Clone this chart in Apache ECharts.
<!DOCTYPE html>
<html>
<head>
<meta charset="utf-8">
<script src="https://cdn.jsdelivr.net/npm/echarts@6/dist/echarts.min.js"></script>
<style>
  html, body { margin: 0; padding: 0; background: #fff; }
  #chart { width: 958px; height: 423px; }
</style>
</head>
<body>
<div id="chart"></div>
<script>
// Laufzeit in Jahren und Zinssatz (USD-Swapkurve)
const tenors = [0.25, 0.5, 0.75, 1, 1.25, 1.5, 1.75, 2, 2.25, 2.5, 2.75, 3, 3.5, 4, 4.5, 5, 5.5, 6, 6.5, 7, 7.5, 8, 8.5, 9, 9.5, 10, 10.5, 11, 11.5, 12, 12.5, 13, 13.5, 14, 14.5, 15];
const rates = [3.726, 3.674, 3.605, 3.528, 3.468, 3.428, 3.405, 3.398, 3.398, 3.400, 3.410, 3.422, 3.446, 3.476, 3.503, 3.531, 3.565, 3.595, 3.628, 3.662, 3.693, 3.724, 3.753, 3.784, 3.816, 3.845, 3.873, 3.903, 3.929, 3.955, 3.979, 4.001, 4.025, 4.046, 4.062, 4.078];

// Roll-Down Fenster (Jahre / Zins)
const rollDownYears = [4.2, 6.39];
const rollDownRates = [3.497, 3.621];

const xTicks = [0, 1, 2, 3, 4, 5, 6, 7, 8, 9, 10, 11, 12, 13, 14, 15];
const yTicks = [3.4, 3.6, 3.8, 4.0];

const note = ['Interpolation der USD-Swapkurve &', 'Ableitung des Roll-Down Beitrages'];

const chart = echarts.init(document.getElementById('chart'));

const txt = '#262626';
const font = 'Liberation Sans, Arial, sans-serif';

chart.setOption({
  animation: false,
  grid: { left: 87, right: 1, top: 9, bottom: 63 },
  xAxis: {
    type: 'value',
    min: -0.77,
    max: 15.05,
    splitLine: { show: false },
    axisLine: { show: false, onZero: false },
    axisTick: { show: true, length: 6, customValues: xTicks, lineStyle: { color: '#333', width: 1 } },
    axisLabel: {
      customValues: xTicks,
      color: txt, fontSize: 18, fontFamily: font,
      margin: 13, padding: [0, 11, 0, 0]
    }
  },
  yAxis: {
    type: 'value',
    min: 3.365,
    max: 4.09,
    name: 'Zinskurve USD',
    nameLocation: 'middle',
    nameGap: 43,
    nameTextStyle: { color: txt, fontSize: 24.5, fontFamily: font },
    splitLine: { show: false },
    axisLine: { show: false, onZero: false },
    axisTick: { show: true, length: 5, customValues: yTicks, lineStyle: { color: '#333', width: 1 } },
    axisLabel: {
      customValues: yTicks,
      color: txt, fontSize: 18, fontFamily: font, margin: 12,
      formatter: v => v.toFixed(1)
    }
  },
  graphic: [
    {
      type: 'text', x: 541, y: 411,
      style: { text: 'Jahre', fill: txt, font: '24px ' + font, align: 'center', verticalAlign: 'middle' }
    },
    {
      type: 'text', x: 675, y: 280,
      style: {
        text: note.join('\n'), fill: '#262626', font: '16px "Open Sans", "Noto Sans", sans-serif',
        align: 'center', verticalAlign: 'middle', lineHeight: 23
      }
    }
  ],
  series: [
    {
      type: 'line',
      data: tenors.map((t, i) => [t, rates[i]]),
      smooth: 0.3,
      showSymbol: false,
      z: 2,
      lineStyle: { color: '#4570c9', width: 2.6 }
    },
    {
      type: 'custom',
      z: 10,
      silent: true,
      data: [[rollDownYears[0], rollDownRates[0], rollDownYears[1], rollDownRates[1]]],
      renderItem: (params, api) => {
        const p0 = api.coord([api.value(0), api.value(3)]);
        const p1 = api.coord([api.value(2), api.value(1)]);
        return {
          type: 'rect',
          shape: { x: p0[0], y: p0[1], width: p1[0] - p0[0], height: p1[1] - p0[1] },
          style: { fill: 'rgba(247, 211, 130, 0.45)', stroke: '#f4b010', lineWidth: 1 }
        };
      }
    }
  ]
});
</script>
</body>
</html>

__________

**Given instruction**
Transcribe the data. Leave every line exactly as it is.

**The solution**
Clone this chart in Apache ECharts.
<!DOCTYPE html>
<html>
<head>
<meta charset="utf-8">
<script src="https://cdn.jsdelivr.net/npm/echarts@6/dist/echarts.min.js"></script>
<style>
  html, body { margin: 0; padding: 0; background: #fff; }
  #chart { width: 958px; height: 423px; }
</style>
</head>
<body>
<div id="chart"></div>
<script>
// Laufzeit in Jahren und Zinssatz (USD-Swapkurve)
const tenors = [0.25, 0.5, 0.75, 1, 1.25, 1.5, 1.75, 2, 2.25, 2.5, 2.75, 3, 3.5, 4, 4.5, 5, 5.5, 6, 6.5, 7, 7.5, 8, 8.5, 9, 9.5, 10, 10.5, 11, 11.5, 12, 12.5, 13, 13.5, 14, 14.5, 15];
const rates = [3.726, 3.674, 3.605, 3.528, 3.468, 3.428, 3.405, 3.398, 3.398, 3.400, 3.410, 3.422, 3.446, 3.476, 3.503, 3.531, 3.565, 3.595, 3.628, 3.662, 3.693, 3.724, 3.753, 3.784, 3.816, 3.845, 3.873, 3.903, 3.929, 3.955, 3.979, 4.001, 4.025, 4.046, 4.062, 4.078];

// Roll-Down Fenster (Jahre / Zins)
const rollDownYears = [4.2, 6.39];
const rollDownRates = [3.497, 3.621];

const xTicks = [0, 1, 2, 3, 4, 5, 6, 7, 8, 9, 10, 11, 12, 13, 14, 15];
const yTicks = [3.4, 3.6, 3.8, 4.0];

const note = ['Interpolation der USD-Swapkurve &', 'Ableitung des Roll-Down Beitrages'];

const chart = echarts.init(document.getElementById('chart'));

const txt = '#262626';
const font = 'Liberation Sans, Arial, sans-serif';

chart.setOption({
  animation: false,
  grid: { left: 87, right: 1, top: 9, bottom: 63 },
  xAxis: {
    type: 'value',
    min: -0.77,
    max: 15.05,
    splitLine: { show: false },
    axisLine: { show: false, onZero: false },
    axisTick: { show: true, length: 6, customValues: xTicks, lineStyle: { color: '#333', width: 1 } },
    axisLabel: {
      customValues: xTicks,
      color: txt, fontSize: 18, fontFamily: font,
      margin: 13, padding: [0, 11, 0, 0]
    }
  },
  yAxis: {
    type: 'value',
    min: 3.365,
    max: 4.09,
    name: 'Zinskurve USD',
    nameLocation: 'middle',
    nameGap: 43,
    nameTextStyle: { color: txt, fontSize: 24.5, fontFamily: font },
    splitLine: { show: false },
    axisLine: { show: false, onZero: false },
    axisTick: { show: true, length: 5, customValues: yTicks, lineStyle: { color: '#333', width: 1 } },
    axisLabel: {
      customValues: yTicks,
      color: txt, fontSize: 18, fontFamily: font, margin: 12,
      formatter: v => v.toFixed(1)
    }
  },
  graphic: [
    {
      type: 'text', x: 541, y: 411,
      style: { text: 'Jahre', fill: txt, font: '24px ' + font, align: 'center', verticalAlign: 'middle' }
    },
    {
      type: 'text', x: 675, y: 280,
      style: {
        text: note.join('\n'), fill: '#262626', font: '16px "Open Sans", "Noto Sans", sans-serif',
        align: 'center', verticalAlign: 'middle', lineHeight: 23
      }
    }
  ],
  series: [
    {
      type: 'line',
      data: tenors.map((t, i) => [t, rates[i]]),
      smooth: 0.3,
      showSymbol: false,
      z: 2,
      lineStyle: { color: '#4570c9', width: 2.6 }
    },
    {
      type: 'custom',
      z: 10,
      silent: true,
      data: [[rollDownYears[0], rollDownRates[0], rollDownYears[1], rollDownRates[1]]],
      renderItem: (params, api) => {
        const p0 = api.coord([api.value(0), api.value(3)]);
        const p1 = api.coord([api.value(2), api.value(1)]);
        return {
          type: 'rect',
          shape: { x: p0[0], y: p0[1], width: p1[0] - p0[0], height: p1[1] - p0[1] },
          style: { fill: 'rgba(247, 211, 130, 0.45)', stroke: '#f4b010', lineWidth: 1 }
        };
      }
    }
  ]
});
</script>
</body>
</html>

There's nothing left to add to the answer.